Night Shift (Kate Daniels #6.5)

“Three,” she said softly. “Two men and one woman. Two others will only survive the night with Nemek’s blessing. There are a few who might lose a limb, or who might not rise from their sleep until many days have passed, but they will live. Some livestock will have to be put down before the revenants’ poison transforms them.”


Hoofbeats neared. Shim. Mala glanced at the stallion. Sweat lathered his flanks and crimson spattered his legs. Nearer to the cliffs, a revenant lay pulped on the ground, and the woman with the bloodied shoulder was carrying the sobbing child back toward the caravan.

She looked to the warrior again. He was watching her with an unwavering gaze, the whites of his eyes a piercing contrast to the red masking his face. A thick and tangled beard hung to his chest and dripped blood onto his molded leather breastplate. If he wore a crest upon his armor, the gore concealed it.

The blood couldn’t conceal the rips in his woven tunic and slashes in the winter furs belted over his loose brocs. What hadn’t been protected by armor had been shredded by the revenants’ teeth and claws. Though she couldn’t see the flesh beneath his clothing, the muscles of his legs and back must have been gashed as badly as his arms.

That might be why he hadn’t yet taken a step since the madness had passed. He had to be in agony. “Have you anyone in this caravan who will see to your wounds, warrior?”

He abruptly looked away from her. “No. I only ride alongside them.”

As a hired man. But she’d already guessed as much. Though a few travelers had peered over the wagons, none had called to him with concern. They’d only been making certain that the revenants were dead.

So she would tend to him, warrior to warrior. Not yet. He still hadn’t moved—probably because he didn’t know if his next step would bring him to his knees. Mala’s pride would have pinned her in place, too. If he had to fall, best to give him privacy to do it.

She turned away. “I’ll see to the livestock.”

No response from the warrior. Instead his penetrating gaze returned to her face, and he silently watched as she gestured Shim closer and retrieved the single-bladed axe lashed to her saddle. She pushed the handle into her belt, then dragged the tack from Shim’s sweating back.

“Scout the entrance to the maze to make certain that no other revenants are lying in wait,” she told the stallion. “Then take your ease. I’ll rub you down when we’ve finished here.”

With a nicker and a soft butt of his head into her chest, he trotted off. Glad to be away from the stinking pile of revenants, most likely. Probably glad to be away from the wailing humans, too.

She glanced at the warrior. Shadowed by heavy black brows, his dark gaze followed the stallion before he suddenly turned his head, searching the ground. He stilled again when his gaze lit upon the heap of corpses, and all expression wiped from his face, as if a cold wind had scraped across a bare rock.

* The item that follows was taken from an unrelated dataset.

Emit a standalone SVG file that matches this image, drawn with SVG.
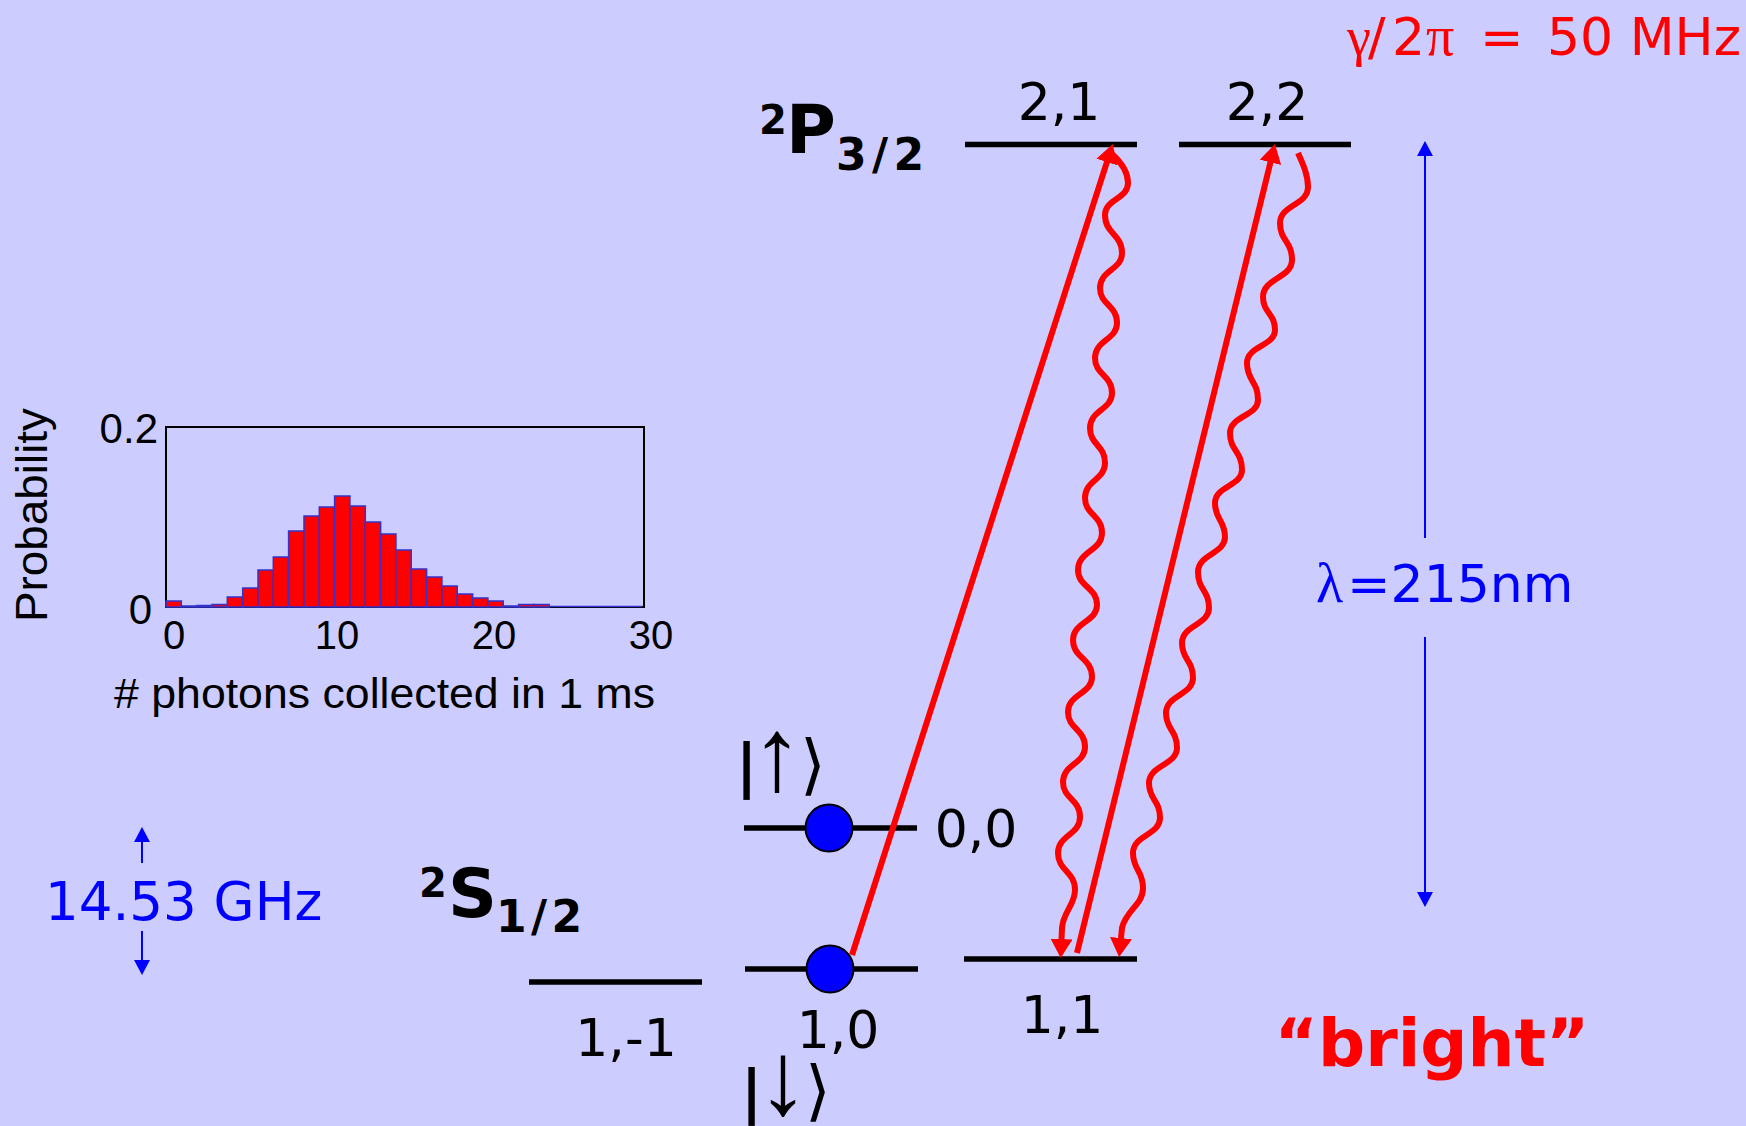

His horse, Mala realized. His mount’s body lay beneath the carnage. Perhaps he’d been attached to the animal, and perhaps it had only been useful to him—but a hired warrior was only worth as much as his steed, and if his mount died, often several seasons passed before he could earn enough to buy another. Sometimes years.

Mala only had to look at this warrior’s face to know the gray horse’s death was a devastating loss . . . and to know that he would not welcome her sympathy.

Her chest tight, she strode around the wagons, the red cloak sweeping out behind her. Ahead, two men squabbled over a limping ox. A gray-hair held a butcher’s blade. The younger barred his way. They both fell silent when Mala pushed past them, and she ended the argument with a swing of her axe. Another valuable animal dead—but this one not a complete loss.

She pointed to the teeth marks on the ox’s flank. “Cut away the poisoned flesh. The remaining meat can be saved.”

Without waiting for a response, she sought the next infected ox. The old butcher followed her—his knife sheathed now, and his gaze on Mala, not the animal. “It has been many years since anyone wearing the questing cloak has passed through Blackmoor.”

Probably not since Anumith the Destroyer had razed Vela’s temples and slaughtered her oracles. A full generation. Mala did not say that in her homeland of Krimathe, old men such as he were just as rare. The Destroyer hadn’t left any young men alive, so there were none to grow old.

She only said, “I am not passing through—and don’t eat this one.” Teeth clenched, she silenced a bloodied and bleating goat. The animal’s eyes had already begun to redden; the poison had infected its brain. “What fouled these creatures?”

“A tusker,” the old man said.

Her breath stopped in her chest. A long-haired mountain of an animal, tuskers were strong and aggressive, with enormous jaws guarded by long, razored tusks. A beast, if ever there was one. “Possessed by a demon?”